Tuesday, February 24, 2009

Gmail back, Alcatel-Lucent said to f**k up Lattelecom's network

Gmail, for now, seems to be back, but February 24 is a bad day for electronic communications in Latvia. Lattelecom in a press release is saying that "unsanctioned" work by equipment and systems supplier Alcatel-Lucent on the fixed network operator's intelligent network platform disrupted telephony services in Riga. It was difficult to call mobile phones, numbers that have been ported to other operators, as well as some free 800 and pay per call 900 (phone sex?) numbers.
Why the headline -- it got you to read this, I hope, and I was merely rephrasing what Lattelecom put in more polite terms. Besides, everyone makes mistakes. Alcatel-Lucent is a long time provider of central switches and other equipment to Lattelecom (since the 90s).

Latvia and the world blocked from Gmail

Gmail, the allegedly cool, hip, whatever alternative to other web-based mail services, has been down for a couple of hours, making me wonder whether, after a week of endless error messages last November, I was right to abandon Yahoo! mail for this. Moreover, that was a paid Yahoo service (Ok, only 19.95 USD per year or whatever).
I use my web-based mail for "everything" but try to concentrate my workplace accessible only work e-mail on my job with LETA. So if during a break, I want to check and answer some personal e-mails, I use Gmail and used to use Yahoo.
As the hours drag on and I need to retrieve some important information for something I am doing tommorrow, my loyalty to Gmail fades by the minute. But what are the alternatives? inbox.lv, the purely Latvian site? Or Hotmail? Or are we entering an era of on again, off again, weird for now, back again "free" web based e-mail service? Well, they are not free to those placing (discreetly) ads on the Gmail platform. When I get f**ked for free by Google, these ad clients ar f**ked for their money

Sunday, February 15, 2009

More from the Interactive Institute in Kista, Sweden

Here is more of my video interview from the Interactive Institute in Kista, a suburb of Stockholm, Sweden. The Institute is Sweden' s answer to the MIT New Media Lab in Cambridge, Massachusetts. One of the institute' s creative advisors, John Paul Bichard, talks about the role of the institution and its plans for a project in Tallinn, Estonia in the fall of 2009.

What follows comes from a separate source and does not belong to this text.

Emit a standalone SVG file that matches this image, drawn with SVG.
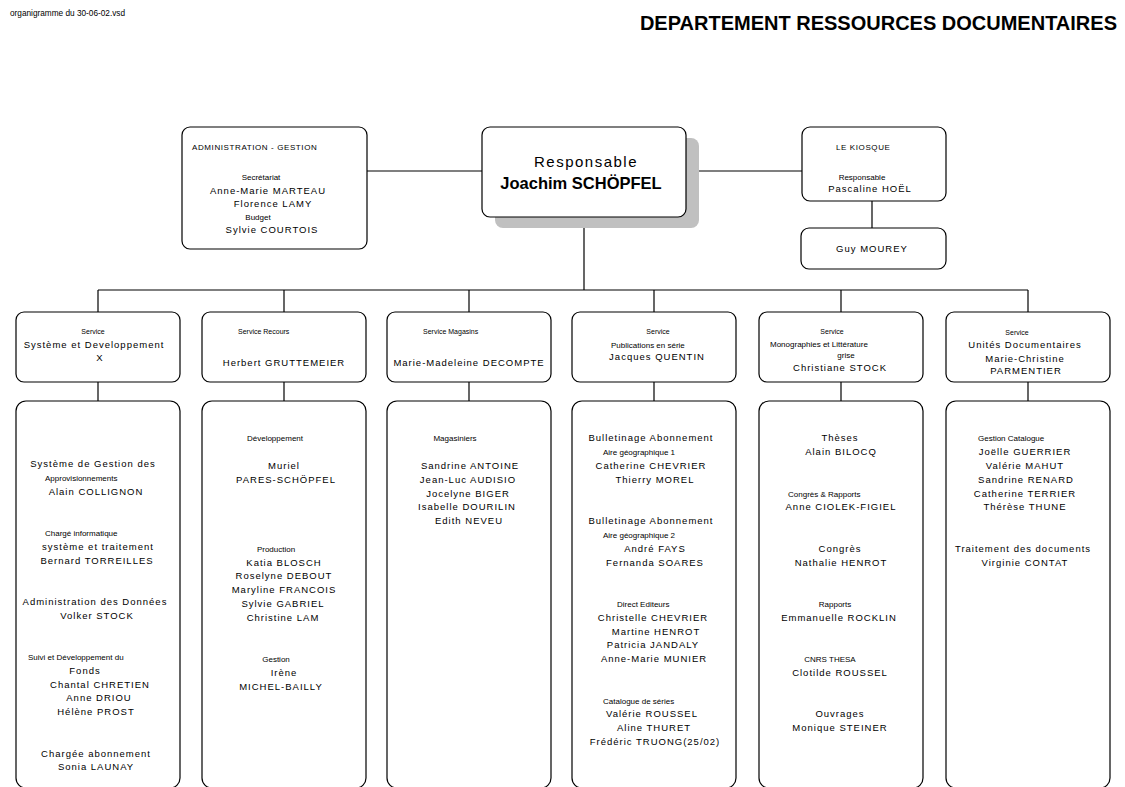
<svg xmlns="http://www.w3.org/2000/svg" width="1125" height="787" viewBox="0 0 1125 787">
<style>
text{font-family:"Liberation Sans",Arial,Helvetica,sans-serif;fill:#000}
.box{fill:#fff;stroke:#000;stroke-width:1.2}
.conn{stroke:#000;stroke-width:1.2;fill:none}
.sm{font-size:8px}
.svc{font-size:7px}
.cap{font-size:8px;letter-spacing:0.6px}
.md{font-size:9.5px;letter-spacing:1px}
.c{text-anchor:middle}
</style>
<rect width="1125" height="787" fill="#fff"/>
<text x="10" y="16" font-size="9" textLength="115" lengthAdjust="spacingAndGlyphs">organigramme du 30-06-02.vsd</text>
<text x="1117" y="30" text-anchor="end" font-size="20" font-weight="bold">DEPARTEMENT RESSOURCES DOCUMENTAIRES</text>

<g id="connectors">
<line class="conn" x1="367" y1="171" x2="482" y2="171"/>
<line class="conn" x1="686" y1="171" x2="802" y2="171"/>
<line class="conn" x1="872" y1="201" x2="872" y2="228"/>
<line class="conn" x1="584" y1="217" x2="584" y2="290"/>
<line class="conn" x1="98" y1="290" x2="1028" y2="290"/>
<line class="conn" x1="98" y1="290" x2="98" y2="312"/>
<line class="conn" x1="284" y1="290" x2="284" y2="312"/>
<line class="conn" x1="469" y1="290" x2="469" y2="312"/>
<line class="conn" x1="654" y1="290" x2="654" y2="312"/>
<line class="conn" x1="841" y1="290" x2="841" y2="312"/>
<line class="conn" x1="1028" y1="290" x2="1028" y2="312"/>
<line class="conn" x1="98" y1="382" x2="98" y2="401"/>
<line class="conn" x1="284" y1="382" x2="284" y2="401"/>
<line class="conn" x1="469" y1="382" x2="469" y2="401"/>
<line class="conn" x1="654" y1="382" x2="654" y2="401"/>
<line class="conn" x1="841" y1="382" x2="841" y2="401"/>
<line class="conn" x1="1028" y1="382" x2="1028" y2="401"/>
</g>

<g id="admin">
<rect class="box" x="182" y="127" width="185" height="122" rx="8"/>
<text class="cap" x="192" y="150">ADMINISTRATION - GESTION</text>
<text class="sm c" x="261" y="179.5">Secrétariat</text>
<text class="md c" x="268" y="193.5">Anne-Marie MARTEAU</text>
<text class="md c" x="273" y="206.5">Florence LAMY</text>
<text class="sm c" x="258" y="219.5">Budget</text>
<text class="md c" x="272" y="232.5">Sylvie COURTOIS</text>
</g>

<g id="responsable">
<rect x="495" y="138" width="204" height="90" rx="8" fill="#c0c0c0"/>
<rect class="box" x="482" y="127" width="204" height="90" rx="8"/>
<text class="c" x="586" y="167" font-size="15" letter-spacing="1.5">Responsable</text>
<text class="c" x="581" y="189" font-size="16.5" font-weight="bold">Joachim SCHÖPFEL</text>
</g>

<g id="kiosque">
<rect class="box" x="802" y="127" width="144" height="74" rx="8"/>
<text class="cap" x="836" y="150">LE KIOSQUE</text>
<text class="sm c" x="862" y="180">Responsable</text>
<text class="md c" x="870" y="192">Pascaline HOËL</text>
</g>

<g id="mourey">
<rect class="box" x="801" y="228" width="145" height="41" rx="8"/>
<text class="md c" x="872" y="252">Guy MOUREY</text>
</g>

<g id="svc1">
<rect class="box" x="16" y="312" width="164" height="70" rx="8"/>
<text class="svc c" x="93" y="334">Service</text>
<text class="md c" x="94" y="348">Système et Developpement</text>
<text class="md c" x="100" y="361">X</text>
</g>
<g id="svc2">
<rect class="box" x="202" y="312" width="164" height="70" rx="8"/>
<text class="svc" x="238" y="334">Service  Recours</text>
<text class="md c" x="284" y="365.5">Herbert GRUTTEMEIER</text>
</g>
<g id="svc3">
<rect class="box" x="387" y="312" width="164" height="70" rx="8"/>
<text class="svc" x="423" y="334">Service Magasins</text>
<text class="md c" x="469" y="365.5">Marie-Madeleine DECOMPTE</text>
</g>
<g id="svc4">
<rect class="box" x="572" y="312" width="164" height="70" rx="8"/>
<text class="svc c" x="658" y="334">Service</text>
<text class="sm" x="611" y="347.5">Publications en série</text>
<text class="md c" x="657" y="360">Jacques QUENTIN</text>
</g>
<g id="svc5">
<rect class="box" x="759" y="312" width="164" height="70" rx="8"/>
<text class="svc c" x="832" y="334">Service</text>
<text class="sm" x="770" y="346.5">Monographies et Littérature</text>
<text class="sm c" x="846" y="358">grise</text>
<text class="md c" x="840" y="371">Christiane STOCK</text>
</g>
<g id="svc6">
<rect class="box" x="946" y="312" width="164" height="70" rx="8"/>
<text class="svc c" x="1017" y="335">Service</text>
<text class="md c" x="1025" y="348">Unités Documentaires</text>
<text class="md c" x="1025" y="362">Marie-Christine</text>
<text class="md c" x="1026" y="374">PARMENTIER</text>
</g>

<g id="col1">
<rect class="box" x="16" y="401" width="164" height="387" rx="10"/>
<text class="md c" x="93" y="467.3">Système de Gestion des</text>
<text class="sm" x="45" y="481.1">Approvisionnements</text>
<text class="md c" x="96" y="494.8">Alain COLLIGNON</text>
<text class="sm" x="45" y="536.2">Chargé informatique</text>
<text class="md c" x="98" y="550">système et traitement</text>
<text class="md c" x="97" y="563.7">Bernard TORREILLES</text>
<text class="md c" x="95" y="605">Administration des Données</text>
<text class="md c" x="97" y="618.8">Volker STOCK</text>
<text class="sm" x="28" y="660.1">Suivi et Développement du</text>
<text class="md c" x="85" y="673.9">Fonds</text>
<text class="md c" x="100" y="687.6">Chantal CHRETIEN</text>
<text class="md c" x="99" y="701.4">Anne DRIOU</text>
<text class="md c" x="96" y="715.2">Hélène PROST</text>
<text class="md c" x="96" y="756.5">Chargée abonnement</text>
<text class="md c" x="96" y="770.3">Sonia LAUNAY</text>
</g>

<g id="col2">
<rect class="box" x="202" y="401" width="164" height="387" rx="10"/>
<text class="sm c" x="275" y="441.3">Développement</text>
<text class="md c" x="284" y="468.9">Muriel</text>
<text class="md c" x="286" y="482.7">PARES-SCHÖPFEL</text>
<text class="sm c" x="276" y="551.7">Production</text>
<text class="md c" x="284" y="565.5">Katia BLOSCH</text>
<text class="md c" x="284" y="579.3">Roselyne DEBOUT</text>
<text class="md c" x="284" y="593.1">Maryline FRANCOIS</text>
<text class="md c" x="283" y="606.9">Sylvie GABRIEL</text>
<text class="md c" x="283" y="620.7">Christine LAM</text>
<text class="sm c" x="276" y="662.1">Gestion</text>
<text class="md c" x="284" y="675.9">Irène</text>
<text class="md c" x="281" y="689.7">MICHEL-BAILLY</text>
</g>

<g id="col3">
<rect class="box" x="387" y="401" width="164" height="387" rx="10"/>
<text class="sm c" x="455" y="441.3">Magasiniers</text>
<text class="md c" x="470" y="468.9">Sandrine ANTOINE</text>
<text class="md c" x="468" y="482.7">Jean-Luc AUDISIO</text>
<text class="md c" x="468" y="496.5">Jocelyne BIGER</text>
<text class="md c" x="467" y="510.3">Isabelle DOURILIN</text>
<text class="md c" x="469" y="524.1">Edith NEVEU</text>
</g>

<g id="col4">
<rect class="box" x="572" y="401" width="164" height="387" rx="10"/>
<text class="md c" x="651" y="441.3">Bulletinage Abonnement</text>
<text class="sm" x="603" y="455.1">Aire géographique 1</text>
<text class="md c" x="651" y="468.9">Catherine CHEVRIER</text>
<text class="md c" x="655" y="482.7">Thierry MOREL</text>
<text class="md c" x="651" y="524.1">Bulletinage Abonnement</text>
<text class="sm" x="603" y="537.9">Aire géographique 2</text>
<text class="md c" x="655" y="551.7">André FAYS</text>
<text class="md c" x="655" y="565.5">Fernanda SOARES</text>
<text class="sm" x="617" y="606.9">Direct Editeurs</text>
<text class="md c" x="653" y="620.7">Christelle CHEVRIER</text>
<text class="md c" x="656" y="634.5">Martine HENROT</text>
<text class="md c" x="653" y="648.3">Patricia JANDALY</text>
<text class="md c" x="654" y="662.1">Anne-Marie MUNIER</text>
<text class="sm" x="603" y="703.5">Catalogue de séries</text>
<text class="md c" x="652" y="717.3">Valérie ROUSSEL</text>
<text class="md c" x="654" y="731.1">Aline THURET</text>
<text class="md c" x="655" y="744.9">Frédéric TRUONG(25/02)</text>
</g>

<g id="col5">
<rect class="box" x="759" y="401" width="164" height="387" rx="10"/>
<text class="md c" x="840" y="441.3">Thèses</text>
<text class="md c" x="841" y="455.1">Alain BILOCQ</text>
<text class="sm" x="788" y="496.5">Congrès &amp; Rapports</text>
<text class="md c" x="841" y="510.3">Anne CIOLEK-FIGIEL</text>
<text class="md c" x="840" y="551.7">Congrès</text>
<text class="md c" x="841" y="565.5">Nathalie HENROT</text>
<text class="sm c" x="835" y="606.9">Rapports</text>
<text class="md c" x="839" y="620.7">Emmanuelle ROCKLIN</text>
<text class="sm c" x="830" y="662.1">CNRS THESA</text>
<text class="md c" x="840" y="675.9">Clotilde ROUSSEL</text>
<text class="md c" x="840" y="717.3">Ouvrages</text>
<text class="md c" x="840" y="731.1">Monique STEINER</text>
</g>

<g id="col6">
<rect class="box" x="946" y="401" width="164" height="387" rx="10"/>
<text class="sm" x="978" y="441.3">Gestion Catalogue</text>
<text class="md c" x="1025" y="455.1">Joëlle GUERRIER</text>
<text class="md c" x="1025" y="468.9">Valérie MAHUT</text>
<text class="md c" x="1026" y="482.7">Sandrine RENARD</text>
<text class="md c" x="1025" y="496.5">Catherine TERRIER</text>
<text class="md c" x="1025" y="510.3">Thérèse THUNE</text>
<text class="md c" x="1023" y="551.7">Traitement des documents</text>
<text class="md c" x="1025" y="565.5">Virginie CONTAT</text>
</g>
</svg>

Thursday, February 12, 2009

Interactive Institute in Stockholm

Last week I paid a visit to the Interactive Institute in Stockholm, a kind of Nordic New Media Lab (the MIT project that is not as friendly to journalists :( anymore). I finally got around to doing an English-language version of a videoblog (originally posted on www.nozare.lv with Latvian titles and a Latvian intro). So here it is:




Tuesday, February 10, 2009

Nokia 5800: non-review of a roach hotel phone

I don't especially like writing mobile phone reviews,  because it means taking the SIM card out of my working phone (a Nokia N-95) and putting it in a strange device. This sometimes has some unexpected consequences. One phone I tried was able to handle only half of the contacts on my SIM. Enough said that this was a bother.
So when I was offered to test the latest, touch-sensitive Nokia 5800 Xpress Music phone, I took up the offer but gave it to my 13-year old youngest son, who has been writing reviews of XBox 360 games on a Latvian website. 
For various reasons (school work and teenage laziness -- you figure out the relative proportions) the kid didn't get around to writing anything (I was going to post it on my Latvian language blog) by the time the PR agency wanted the phone back.
So now, in a last minute move, I have tried to pack the phone for return and discovered 1) that the side slot SIM card (unlike most Nokia phones to date) is a roach hotel. That is, like in the American TV commercial, the SIM card "checks in, but doesn't check out". (The real roach hotel is a little box with holes in its side, filled with poisonous bait so that real roaches go in, eat, die and never get out). 
I have not been able to extract my son's SIM card from the side slot of Nokia 5800 and I hope that a colleague who also tested an identical phone will be able to help. It turns out that the test phone I got came with two manuals, both in Russian. Great!
Finally, the packaging contains some useless cardboard thing that I cannot fold so that it fits into the box again. What purpose it serves and how it was folded before we opened the box is a a mystery. It is simply a wasted 1/ 1000 of a tree. Maybe look to Apple who has been cutting down on packaging waste?
Anyway, this is not a review of the merits of the Nokia 5800. It is probably a very good phone. My oldest son, 23, whom I met while in Stockholm, says he is considering buying one (he probably wants to carry his music on it, etc.) So there must be good buzz about it among 20-somethings. Meanwhile, I still hope my youngest will write something for the Latvian blog once he gets past whatever was delaying him for the two weeks or so that he had the phone.